In state 110 the low voltage systems are on and the high voltage
systems are set for "run," in other words vehicle movement. The
state transition initiator 98 is in position three and movements of
the rotary switch to key positions 1 and 0 are possible. Movement
of the state transition initiator 98 to key position one has no
effect. Only movement of the state transition initiator 98 to
position 0 initiates a state change, that being to persistent state
112. State 112 has a "temporary" character which stems from certain
transitions out of the state occurring as a consequence of timing
out of a timer filter. Its persistent character stems from the
possibility that the state will continue after the timer filter
times out and conditions other than (or in addition to) movement of
the state transition initiator 98 are met. This arrangement
provides for the possibility that the state transition initiator 98
may be moved from the position three to position one or position
two without the vehicle being stopped, parked and the transmission
placed in park. In addition, a time delay (filter) is also provided
to reduce instances of cycling between on and off of the high
voltage systems. Until the timer filter expires and vehicle
conditions are met the vehicle electrical system remains in the
same condition as it was in run state 110. Once the timer filter
expires the vehicle can remain in a running condition unless
certain conditions are met, for example the vehicle is stopped, the
transmission is placed in neutral or park and, possibly, the park
brake is set. If at any time the state transition initiator 98 is
moved back to the position three while the vehicle is in state 112
the system immediately returns to state 110. It is possible to skip
the timer filter if the state transition initiator 98 is moved
through position zero to position two. In this case satisfaction of
the vehicle conditions results in transition to hotel/accessory
state 116 which is stable.
[0053] The occurrence of a time out of the timer filter and meeting
the vehicle condition steps in state 112 can result in transition
to state 102 or state 116 depending upon the position of the state
transition initiator 98. State 102 is associated with key position
zero and has been discussed. Switch position two is usually
associated with a hoteling/accessory state of the vehicle
electrical system which occurs in state 116 in which certain high
voltage functions are allowed ("S2"). Switch position two may also
be used for operation of PTO application 54. State 116 can also be
reached from the vehicle electrical system quiescent state 102
along a path including temporary state 114. The path to state 116
from the quiescent state 102 is subject to timer filtering
represented by temporary state 114. State 114 is analogous to state
104 except that the set (S2) of high voltage functions allowed
power in state 116 may differ from the high voltage functions
allowed power. State 114 occurs upon movement of the state
transition initiator 98 from key position zero to key position two
and expiration of a timer resulting in a high voltage pre-charge or
initialization routine starting and being locked until completed.

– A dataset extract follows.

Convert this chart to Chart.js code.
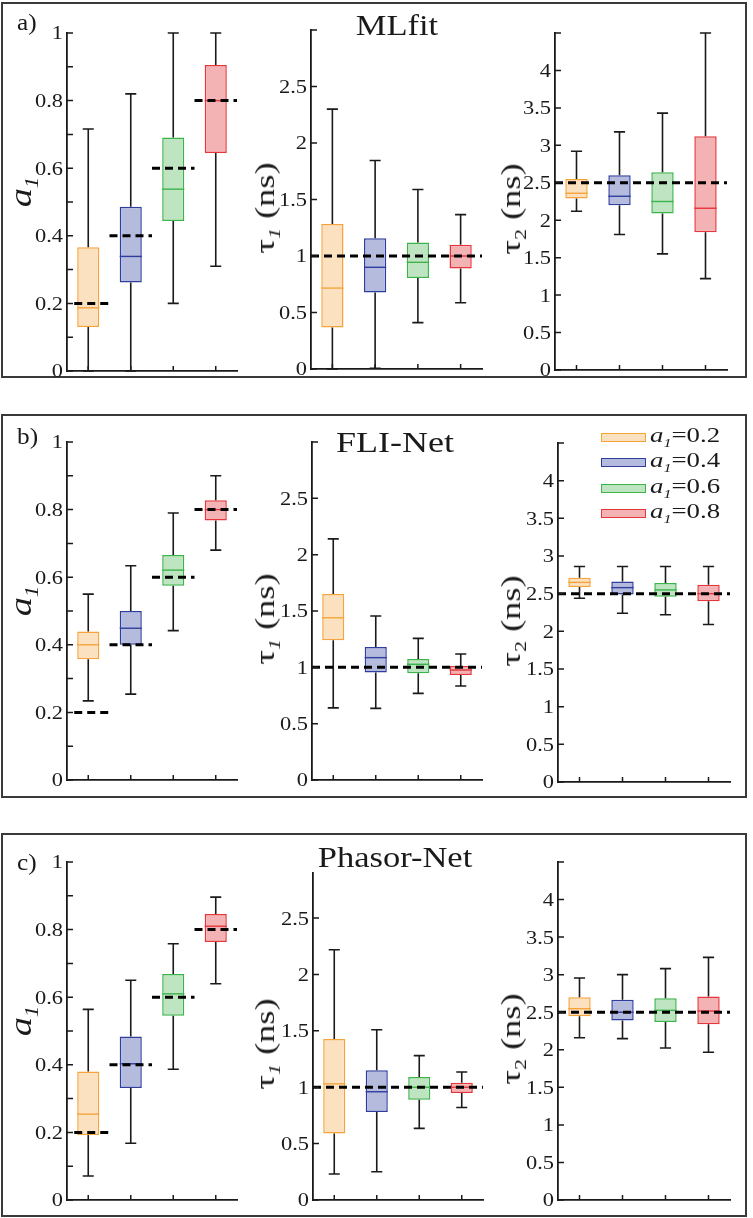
<!DOCTYPE html>
<html>
<head>
<meta charset="utf-8">
<script src="https://cdn.jsdelivr.net/npm/chart.js@4.4.0/dist/chart.umd.min.js"></script>
<style>
  body { margin: 0; background: #fff; width: 753px; height: 1218px; overflow: hidden; position: relative;
         font-family: 'Liberation Serif', 'Times New Roman', serif; color: #1a1a1a; }
  .frame { position: absolute; border: 2px solid #3a3a3a; box-sizing: border-box; }
  canvas { position: absolute; }
  .txt { position: absolute; white-space: nowrap; line-height: 1; transform-origin: 0 0; }
  .txt sub { font-size: 0.6em; vertical-align: -0.35em; line-height: 0; }
  .lbox { position: absolute; box-sizing: border-box; border: 1.5px solid; }
</style>
</head>
<body>
<div class="frame" style="left:1px;top:2px;width:746px;height:376px"></div>
<div class="frame" style="left:1px;top:414px;width:746px;height:384px"></div>
<div class="frame" style="left:1px;top:833px;width:746px;height:384px"></div>
<script>
// groups (true a1 of the simulated data)
const groups = ['a1=0.2', 'a1=0.4', 'a1=0.6', 'a1=0.8'];
const legendText = ['0.2', '0.4', '0.6', '0.8'];
const lineColors = ['#F5A43C', '#2F3E9E', '#3BB44A', '#E6353B'];
const fillColors = ['#FCE1C1', '#B5BBDD', '#BEE4C2', '#F3B2B4'];

// true values (dashed lines)
const trueA1 = [0.2, 0.4, 0.6, 0.8];
const trueTau1 = 1.0;
const trueTau2 = 2.5;

// box stats: [min, q1, median, q3, max]
const mlfitA1 = [[0, 0.13, 0.187, 0.366, 0.716], [0, 0.262, 0.339, 0.486, 0.82], [0.2, 0.444, 0.538, 0.691, 1.0], [0.31, 0.645, 0.8, 0.905, 1.0]];
const mlfitTau1 = [[0, 0.368, 0.716, 1.284, 2.30], [0.006, 0.678, 0.90, 1.157, 1.845], [0.41, 0.805, 0.944, 1.12, 1.588], [0.586, 0.89, 1.0, 1.10, 1.366]];
const mlfitTau2 = [[2.12, 2.29, 2.36, 2.55, 2.92], [1.81, 2.2, 2.32, 2.6, 3.18], [1.55, 2.09, 2.25, 2.64, 3.43], [1.22, 1.84, 2.16, 3.12, 4.5]];

const fliA1 = [[0.234, 0.357, 0.40, 0.439, 0.55], [0.254, 0.4, 0.449, 0.5, 0.634], [0.442, 0.575, 0.621, 0.666, 0.79], [0.68, 0.768, 0.8, 0.828, 0.90]];
const fliTau1 = [[0.64, 1.24, 1.44, 1.65, 2.14], [0.636, 0.955, 1.086, 1.18, 1.455], [0.769, 0.947, 1.027, 1.074, 1.257], [0.834, 0.932, 0.976, 1.012, 1.118]];
const fliTau2 = [[2.44, 2.59, 2.65, 2.71, 2.86], [2.24, 2.49, 2.58, 2.66, 2.86], [2.22, 2.46, 2.55, 2.64, 2.86], [2.09, 2.40, 2.50, 2.62, 2.86]];

const phasorA1 = [[0.071, 0.192, 0.254, 0.38, 0.564], [0.168, 0.331, 0.403, 0.484, 0.65], [0.387, 0.545, 0.61, 0.669, 0.758], [0.64, 0.763, 0.81, 0.846, 0.896]];
const phasorTau1 = [[0.23, 0.59, 1.03, 1.427, 2.22], [0.25, 0.78, 0.96, 1.15, 1.51], [0.635, 0.89, 1.0, 1.09, 1.28], [0.82, 0.95, 1.0, 1.04, 1.135]];
const phasorTau2 = [[2.16, 2.445, 2.547, 2.70, 2.955], [2.148, 2.39, 2.5, 2.667, 3.0], [2.024, 2.37, 2.525, 2.685, 3.08], [1.967, 2.339, 2.516, 2.71, 3.23]];

const INK = '#1a1a1a';
const fmt = v => String(+v.toFixed(1));

// whiskers, medians, dashed true values, inward ticks and stretched tick labels
const boxStats = {
  id: 'boxStats',
  afterDatasetsDraw(chart) {
    const ds = chart.data.datasets[0];
    const { ctx, scales: { x, y } } = chart;
    const meta = chart.getDatasetMeta(0);
    ctx.save();
    ds.stats.forEach((s, i) => {
      const cx = x.getPixelForValue(i);
      const hw = meta.data[i].width / 2;
      const py = s.map(v => y.getPixelForValue(v));
      ctx.strokeStyle = INK;
      ctx.lineWidth = 1.6;
      ctx.beginPath();
      ctx.moveTo(cx, py[4]); ctx.lineTo(cx, py[3]);
      ctx.moveTo(cx, py[1]); ctx.lineTo(cx, py[0]);
      ctx.moveTo(cx - hw / 2, py[4]); ctx.lineTo(cx + hw / 2, py[4]);
      ctx.moveTo(cx - hw / 2, py[0]); ctx.lineTo(cx + hw / 2, py[0]);
      ctx.stroke();
      ctx.strokeStyle = lineColors[i];
      ctx.lineWidth = 1.4;
      ctx.beginPath();
      ctx.moveTo(cx - hw, py[2]); ctx.lineTo(cx + hw, py[2]);
      ctx.stroke();
    });
    ctx.strokeStyle = '#000';
    ctx.lineWidth = 3;
    ctx.setLineDash([8, 5]);
    ds.refs.forEach(r => {
      const py = y.getPixelForValue(r.v);
      ctx.beginPath();
      ctx.moveTo(x.getPixelForValue(r.from), py);
      ctx.lineTo(x.getPixelForValue(r.to), py);
      ctx.stroke();
    });
    ctx.restore();
  },
  afterDraw(chart) {
    const ds = chart.data.datasets[0];
    const { ctx, chartArea: area, scales: { x, y } } = chart;
    ctx.save();
    ctx.strokeStyle = INK;
    ctx.lineWidth = 1.5;
    ctx.beginPath();
    y.ticks.forEach(t => {
      const py = y.getPixelForValue(t.value);
      ctx.moveTo(area.left, py); ctx.lineTo(area.left + 6, py);
    });
    groups.forEach((g, i) => {
      const px = x.getPixelForValue(i);
      ctx.moveTo(px, area.bottom); ctx.lineTo(px, area.bottom - 5);
    });
    ctx.stroke();
    ctx.fillStyle = INK;
    ctx.font = '19px "Liberation Serif", "Times New Roman", serif';
    ctx.textAlign = 'right';
    ctx.textBaseline = 'alphabetic';
    y.ticks.forEach(t => {
      if (!ds.showLabel(t.value)) return;
      const py = y.getPixelForValue(t.value);
      ctx.save();
      ctx.translate(area.left - 4, py + 6.4);
      ctx.scale(1.18, 1);
      ctx.fillText(fmt(t.value), 0, 0);
      ctx.restore();
    });
    ctx.restore();
  }
};

function makeChart(stats, refs, yMax, step, showLabel, box) {
  const [x0, x1, y0, y1] = box.map(Math.round);
  const padL = 50, padR = 6, padT = 14, padB = 14;
  const w = x1 - x0 + padL + padR, h = y1 - y0 + padT + padB;
  const canvas = document.createElement('canvas');
  canvas.width = w; canvas.height = h;
  canvas.style.left = (x0 - padL) + 'px';
  canvas.style.top = (y0 - padT) + 'px';
  canvas.style.width = w + 'px';
  canvas.style.height = h + 'px';
  document.body.appendChild(canvas);
  new Chart(canvas, {
    type: 'bar',
    data: {
      labels: groups,
      datasets: [{
        data: stats.map(s => [s[1], s[3]]),
        stats, refs, showLabel,
        backgroundColor: fillColors,
        borderColor: lineColors,
        borderWidth: 1.5,
        borderSkipped: false,
        barPercentage: 0.52,
        categoryPercentage: 1
      }]
    },
    options: {
      responsive: false,
      animation: false,
      devicePixelRatio: 1,
      layout: { padding: { left: 0, right: padR, top: padT, bottom: padB } },
      plugins: { legend: { display: false }, tooltip: { enabled: false } },
      scales: {
        x: {
          grid: { display: false },
          ticks: { display: false },
          border: { display: true, color: INK, width: 1.8 },
          afterFit: s => { s.height = 0; }
        },
        y: {
          min: 0, max: yMax,
          grid: { display: false },
          ticks: { display: false, stepSize: step, includeBounds: false, autoSkip: false },
          border: { display: true, color: INK, width: 1.8 },
          afterFit: s => { s.width = padL; }
        }
      }
    },
    plugins: [boxStats]
  });
}

function addText(html, x, baseline, size, k, center) {
  const d = document.createElement('div');
  d.className = 'txt';
  d.innerHTML = html;
  d.style.fontSize = size + 'px';
  d.style.left = x + 'px';
  d.style.top = (baseline - 0.8375 * size) + 'px';
  d.style.transform = center ? `scaleX(${k}) translateX(-50%)` : `scaleX(${k})`;
  document.body.appendChild(d);
}

function addVText(html, cx, cy, size, k) {
  const d = document.createElement('div');
  d.className = 'txt';
  d.innerHTML = html;
  d.style.fontSize = size + 'px';
  d.style.left = cx + 'px';
  d.style.top = cy + 'px';
  d.style.transform = `rotate(-90deg) scaleX(${k}) translate(-50%, -50%)`;
  document.body.appendChild(d);
}

const a1Refs = trueA1.map((v, i) => ({ v, from: i - (i === 0 ? 0.33 : 0.5), to: i + 0.5 }));
const tau1Refs = [{ v: trueTau1, from: -0.5, to: 3.5 }];
const tau2Refs = [{ v: trueTau2, from: -0.5, to: 3.5 }];
const a1Label = v => Math.abs(v / 0.2 - Math.round(v / 0.2)) < 1e-6;
const tau1Label = v => v <= 2.5 + 1e-9;
const tau2Label = v => v <= 4 + 1e-9;

const rows = [
  { a1: mlfitA1, t1: mlfitTau1, t2: mlfitTau2, t1Max: 3,
    boxes: [[67, 237, 33, 371], [311, 482, 30.3, 369], [555, 727, 32.5, 370]] },
  { a1: fliA1, t1: fliTau1, t2: fliTau2, t1Max: 3,
    boxes: [[67, 237, 442, 780], [312, 482, 442, 780], [558, 730, 443.4, 782]] },
  { a1: phasorA1, t1: phasorTau1, t2: phasorTau2, t1Max: 2.9,
    boxes: [[67, 237, 862.3, 1200], [313, 483, 872.6, 1200], [558, 730, 861.6, 1200]] }
];

rows.forEach(r => {
  makeChart(r.a1, a1Refs, 1, 0.1, a1Label, r.boxes[0]);
  makeChart(r.t1, tau1Refs, r.t1Max, 0.5, tau1Label, r.boxes[1]);
  makeChart(r.t2, tau2Refs, 4.5, 0.5, tau2Label, r.boxes[2]);
  const mid = b => (b[2] + b[3]) / 2;
  addVText('<i>a</i><sub><i>1</i></sub>', 20, mid(r.boxes[0]) - 10, 32, 1.2);
  addVText('τ<sub><i>1</i></sub> (ns)', 265, mid(r.boxes[1]) + 8, 28, 1.3);
  addVText('τ<sub>2</sub> (ns)', 511, mid(r.boxes[2]) + 8, 28, 1.3);
});

// panel letters and titles
addText('a)', 17, 30, 23, 1.1, false);
addText('b)', 17, 444, 23, 1.1, false);
addText('c)', 17, 870, 23, 1.1, false);
addText('MLfit', 397, 35, 30, 1.15, true);
addText('FLI-Net', 395, 452, 30, 1.2, true);
addText('Phasor-Net', 395, 867, 30, 1.15, true);

// legend (panel b, right plot)
const legendY = [437, 462, 488, 513];
legendText.forEach((t, i) => {
  const b = document.createElement('div');
  b.className = 'lbox';
  b.style.left = '601px';
  b.style.top = (legendY[i] - 4.5) + 'px';
  b.style.width = '45px';
  b.style.height = '9px';
  b.style.borderColor = lineColors[i];
  b.style.background = fillColors[i];
  document.body.appendChild(b);
  addText('<i>a</i><sub><i>1</i></sub>=' + t, 650, legendY[i] + 5.5, 22, 1.22, false);
});
</script>
</body>
</html>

Return of the state transition initiator 98 to key position zero
before the timer expires results in return to the stable quiescent
state 102. Otherwise the electrical system state advances to stable
state 116.
[0054] State transition initiator 98 can initially be moved from
position two only to position zero. Accordingly, the only exit from
stable state 116 is to a temporary state 118 provided to block
casual cycling between states in which high voltage systems are
operable and the quiescent state 102 (and back). At state 118 a
timer is started. Until the timer expires the enabled portions of
the electrical system remain unchanged. If the state transition
initiator 98 is moved back to position two/2 before the timer
expires the system state returns to stable state 116. If the timer
expires the state transition is controlled by the current state
transition initiator 98 position. With the state transition
initiator 98 in position 0 the electrical system returns to the
quiescent state 102. If the initiator 98 is in position three or
one the state transitions to state 120, which electrically
identical to state 106 except that different state transitions are
occur following movement of the state transition initiator 98.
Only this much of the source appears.